**STATED GOAL**
Select, from the data, each line where "code" occurs.

**MATERIAL SUPPLIED**
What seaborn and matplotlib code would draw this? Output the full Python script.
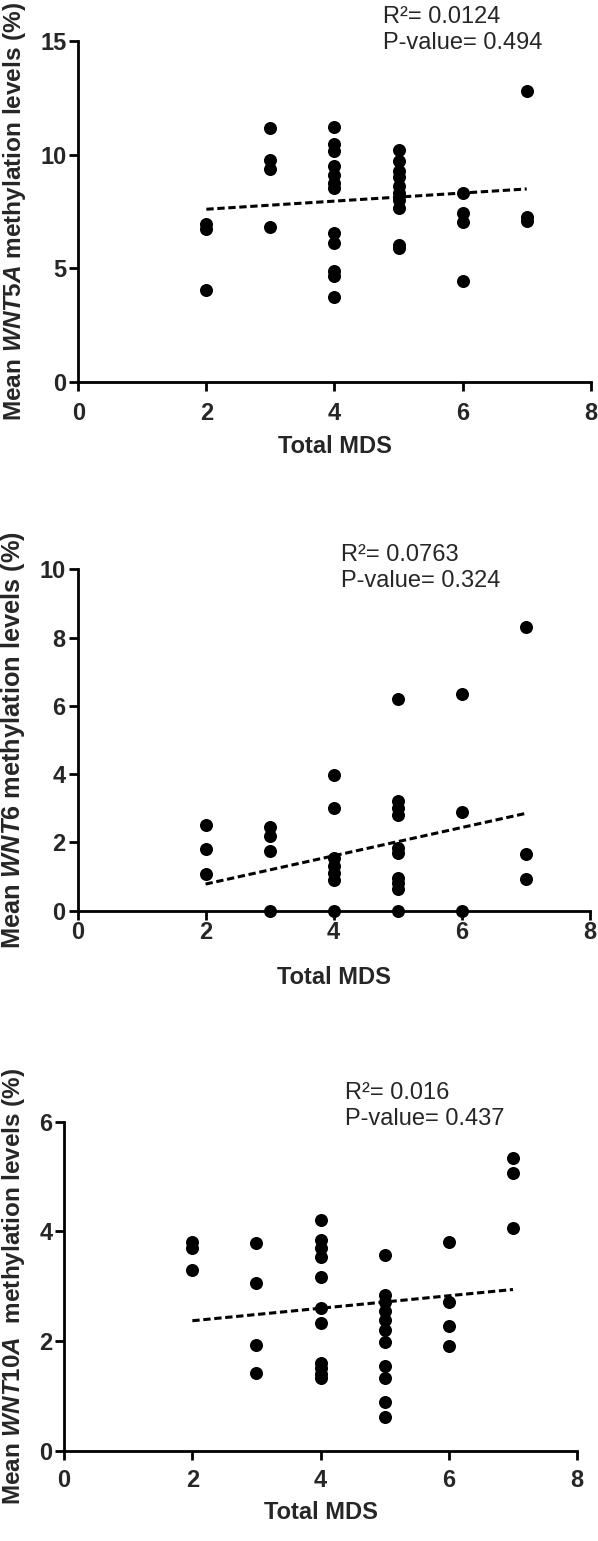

...

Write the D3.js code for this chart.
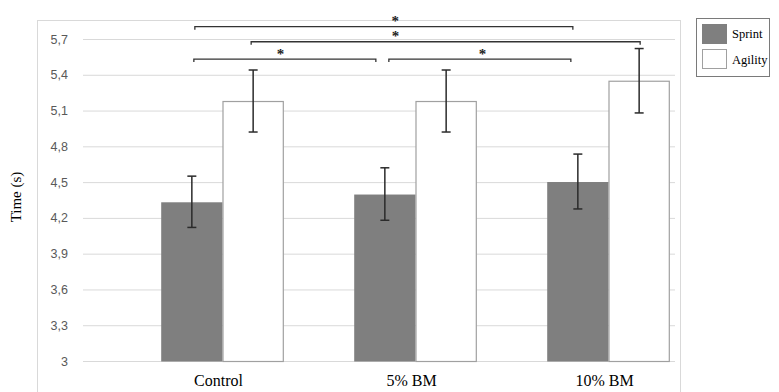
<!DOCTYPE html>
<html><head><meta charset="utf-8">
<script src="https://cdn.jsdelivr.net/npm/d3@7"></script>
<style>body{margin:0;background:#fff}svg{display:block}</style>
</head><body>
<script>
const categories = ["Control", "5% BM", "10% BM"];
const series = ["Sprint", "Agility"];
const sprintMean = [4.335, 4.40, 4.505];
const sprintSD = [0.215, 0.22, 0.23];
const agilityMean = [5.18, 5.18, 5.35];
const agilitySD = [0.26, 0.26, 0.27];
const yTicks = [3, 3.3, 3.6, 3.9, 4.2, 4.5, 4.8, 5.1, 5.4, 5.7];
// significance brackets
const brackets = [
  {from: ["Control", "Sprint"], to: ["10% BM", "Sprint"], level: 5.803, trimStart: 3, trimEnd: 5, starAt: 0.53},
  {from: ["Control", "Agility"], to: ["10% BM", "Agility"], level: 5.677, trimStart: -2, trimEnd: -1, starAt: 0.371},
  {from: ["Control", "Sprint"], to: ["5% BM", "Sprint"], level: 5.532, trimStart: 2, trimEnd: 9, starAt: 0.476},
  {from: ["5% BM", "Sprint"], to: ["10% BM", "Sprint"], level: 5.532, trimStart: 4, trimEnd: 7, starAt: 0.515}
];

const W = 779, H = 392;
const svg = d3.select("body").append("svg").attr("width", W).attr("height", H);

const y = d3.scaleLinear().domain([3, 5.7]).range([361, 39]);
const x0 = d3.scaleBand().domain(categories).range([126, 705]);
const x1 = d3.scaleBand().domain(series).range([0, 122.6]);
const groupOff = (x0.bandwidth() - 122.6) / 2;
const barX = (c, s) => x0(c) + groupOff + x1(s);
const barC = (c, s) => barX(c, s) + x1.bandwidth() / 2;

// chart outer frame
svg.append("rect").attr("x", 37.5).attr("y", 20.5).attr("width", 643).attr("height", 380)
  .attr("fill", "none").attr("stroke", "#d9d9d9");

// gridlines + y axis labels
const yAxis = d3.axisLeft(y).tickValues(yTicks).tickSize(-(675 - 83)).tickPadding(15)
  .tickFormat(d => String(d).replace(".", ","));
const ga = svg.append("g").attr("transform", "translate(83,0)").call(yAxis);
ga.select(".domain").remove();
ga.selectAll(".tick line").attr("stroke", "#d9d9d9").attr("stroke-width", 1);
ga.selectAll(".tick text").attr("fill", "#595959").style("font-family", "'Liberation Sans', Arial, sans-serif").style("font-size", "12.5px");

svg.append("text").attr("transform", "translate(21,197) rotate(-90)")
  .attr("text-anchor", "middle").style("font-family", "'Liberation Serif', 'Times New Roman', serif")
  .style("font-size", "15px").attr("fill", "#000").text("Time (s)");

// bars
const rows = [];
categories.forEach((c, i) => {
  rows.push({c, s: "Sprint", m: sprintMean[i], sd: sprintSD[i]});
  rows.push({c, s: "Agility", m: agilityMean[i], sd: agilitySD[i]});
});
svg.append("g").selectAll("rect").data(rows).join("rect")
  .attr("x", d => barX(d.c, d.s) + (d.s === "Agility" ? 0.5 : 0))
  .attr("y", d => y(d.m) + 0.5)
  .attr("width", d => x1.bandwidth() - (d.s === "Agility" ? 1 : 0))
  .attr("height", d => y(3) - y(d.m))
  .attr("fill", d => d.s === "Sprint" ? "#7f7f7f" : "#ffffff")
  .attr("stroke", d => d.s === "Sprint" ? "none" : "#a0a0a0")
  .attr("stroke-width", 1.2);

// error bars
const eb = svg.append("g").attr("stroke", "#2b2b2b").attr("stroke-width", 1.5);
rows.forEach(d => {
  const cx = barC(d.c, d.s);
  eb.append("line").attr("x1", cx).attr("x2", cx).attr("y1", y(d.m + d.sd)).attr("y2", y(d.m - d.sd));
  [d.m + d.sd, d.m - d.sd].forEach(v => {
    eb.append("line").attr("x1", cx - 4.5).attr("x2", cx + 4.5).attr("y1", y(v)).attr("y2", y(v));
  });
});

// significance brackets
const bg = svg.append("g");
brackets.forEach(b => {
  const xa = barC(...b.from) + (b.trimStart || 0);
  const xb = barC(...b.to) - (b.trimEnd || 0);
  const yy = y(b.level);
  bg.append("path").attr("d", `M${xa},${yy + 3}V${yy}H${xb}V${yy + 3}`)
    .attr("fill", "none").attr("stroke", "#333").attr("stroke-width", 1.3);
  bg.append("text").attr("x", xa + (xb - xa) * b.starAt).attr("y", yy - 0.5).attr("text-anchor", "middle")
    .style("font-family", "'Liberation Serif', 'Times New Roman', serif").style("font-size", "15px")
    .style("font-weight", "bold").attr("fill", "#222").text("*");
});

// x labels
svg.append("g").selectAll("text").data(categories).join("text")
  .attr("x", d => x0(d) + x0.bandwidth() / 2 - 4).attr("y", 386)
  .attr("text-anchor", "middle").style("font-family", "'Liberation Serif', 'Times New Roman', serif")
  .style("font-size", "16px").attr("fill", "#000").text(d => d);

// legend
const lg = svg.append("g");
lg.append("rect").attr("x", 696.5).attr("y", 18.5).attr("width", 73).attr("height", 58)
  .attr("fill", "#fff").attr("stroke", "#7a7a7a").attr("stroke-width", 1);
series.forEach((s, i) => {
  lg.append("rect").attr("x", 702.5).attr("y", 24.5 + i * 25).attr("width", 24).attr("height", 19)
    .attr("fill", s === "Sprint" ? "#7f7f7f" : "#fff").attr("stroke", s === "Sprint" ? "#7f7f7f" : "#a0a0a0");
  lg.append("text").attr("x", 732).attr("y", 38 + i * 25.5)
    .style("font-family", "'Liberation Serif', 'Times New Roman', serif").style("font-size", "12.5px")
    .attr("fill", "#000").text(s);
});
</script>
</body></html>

**WORKED ANSWER**
What seaborn and matplotlib code would draw this? Output the full Python script.
Write the D3.js code for this chart.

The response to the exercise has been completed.